Regrettably, the West’s perception of Horn of Africa countries is weak with little attention currently paid to the rising concern among Africans that the port agreement could enflame conflict in one of the world’s most volatile regions. 

With a population of close to 120 million, Ethiopia is the biggest landlocked country globally and is viewed as an African giant after Nigeria. 

Somaliland, on the other hand, is far smaller in population and size and, hence, it can’t counter the giant next door which has been indulged in acts of retaliations and retributions.

Somaliland is not recognised by the United Nations or the African Union as an independent state, and this has hindered its economic and political development. 

Yet, one must admit that the de facto independent Republic of Somaliland has achieved some progress in those areas than several recognised states in west and central Africa. 

It is viewed today as one of the continent’s most democratic countries, with Kenya, Denmark, the UK, and the EU having offices or some form of presence in its capital Hargeisa.

Colonialism and autocracy at the root of conflict

Access to the Red Sea is viewed as an existential issue by many Ethiopians, with Addis Ababa promising to recognise Somaliland as an independent country in the near future. 

Most Somalis still, however, consider Somaliland as part of their territory, and hence tension is likely to increase. 

And with the African Union planning to withdraw its peacekeeping force from a politically bankrupt Somalia by the end of 2024, we are likely to witness an increase in attacks by al-Shabaab — a non-state militant group which controls half of Somalia’s territory — against Ethiopia.

Yet, the Somaliland-Ethiopian port agreement can also be viewed as an endeavour by the Ethiopian government to divert the world focus from its economic difficulties and internal conflicts, particularly in the aftermath of the 2020-2022 Tigray War — which has left hundreds of thousands of people killed and displaced — and the eruption of a new war with the Amhara and Oromia militias. 


The Tigray War has left Ethiopia on the brink of a humanitarian disaster and further underlined its need for a port.

The port agreement has indeed uncovered the labyrinth of interests and political realities across the beleaguered Horn of Africa — in a region in which decades of colonialism, along with the autocratic rule implemented thereafter, have deeply planted schisms, rivalries and territorial disputes. 

Rising fear of conflict to engulf the entire continent

The rupture in Ethiopian-Somali ties could have grave consequences for the region and the Red Sea countries as a whole. 

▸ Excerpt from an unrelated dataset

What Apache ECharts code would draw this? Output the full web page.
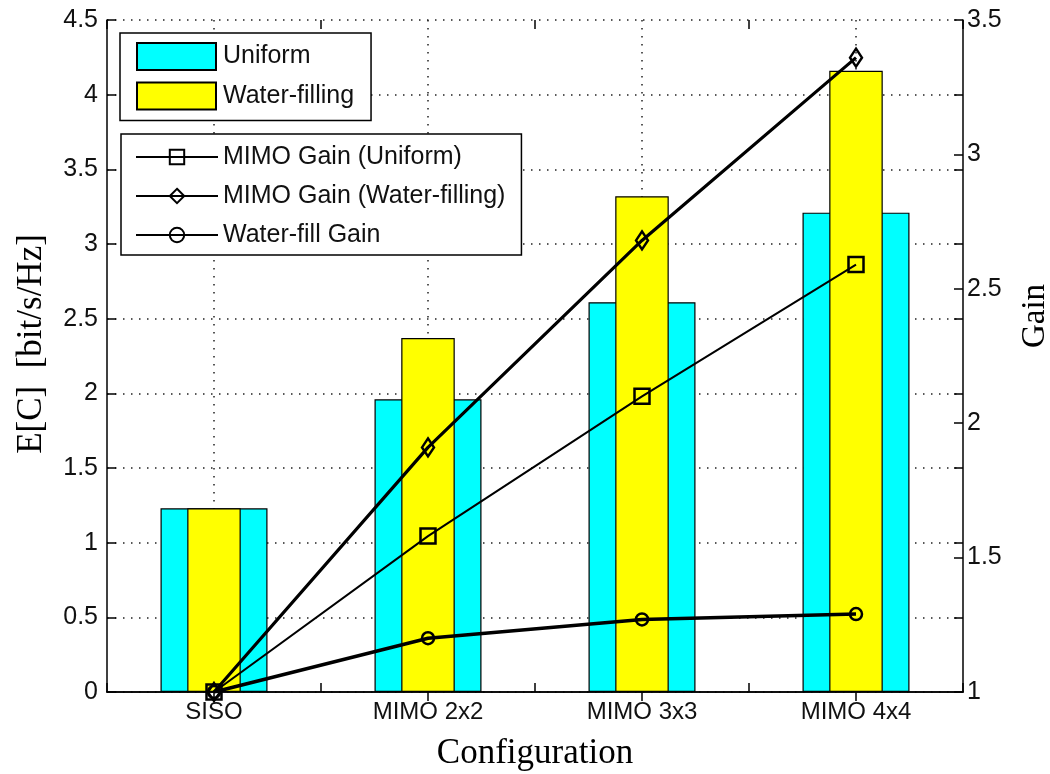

The ongoing US-British attacks on the Iran-backed Houthi militants in Yemen — which is located along the Gulf of Aden at the intersection of the Red Sea and Arabian Sea — could also threaten shipping operations through the Bab al-Mandeb Strait.

Guarding the strategic strait poses a major challenge to today’s Arab Gulf states, with Saudi Arabia and Emirates fearing attacks on shipping lanes in it and the Red Sea. 


The Gulf states have always viewed the Horn of Africa region as a strategic borderline, with claims made that the United Arab Emirates — which has diligently been increasing its economic clout in the region — played a role in striking the port agreement. 

There is also rising fear of conflict extending to endanger ships passing from Egypt’s Suez Canal which connects the Mediterranean Sea to the Indian Ocean via the Red Sea.

The political and economic grievances of the Horn of Africa region are so great that they can’t solve them alone. 

A breakout of a war between Ethiopia and Somalia would carry catastrophic consequences not just for the region, but for Africa as a whole. 

It is incumbent upon the UN and the African Union to push for calm and play a more active role in settling the dispute.


Mohamed El-Bendary is an independent researcher based in Egypt and a former journalism lecturer in the US and New Zealand. He is the author of “The ‘Ugly American’ in the Arab Mind: Why Do Arabs Resent America?”.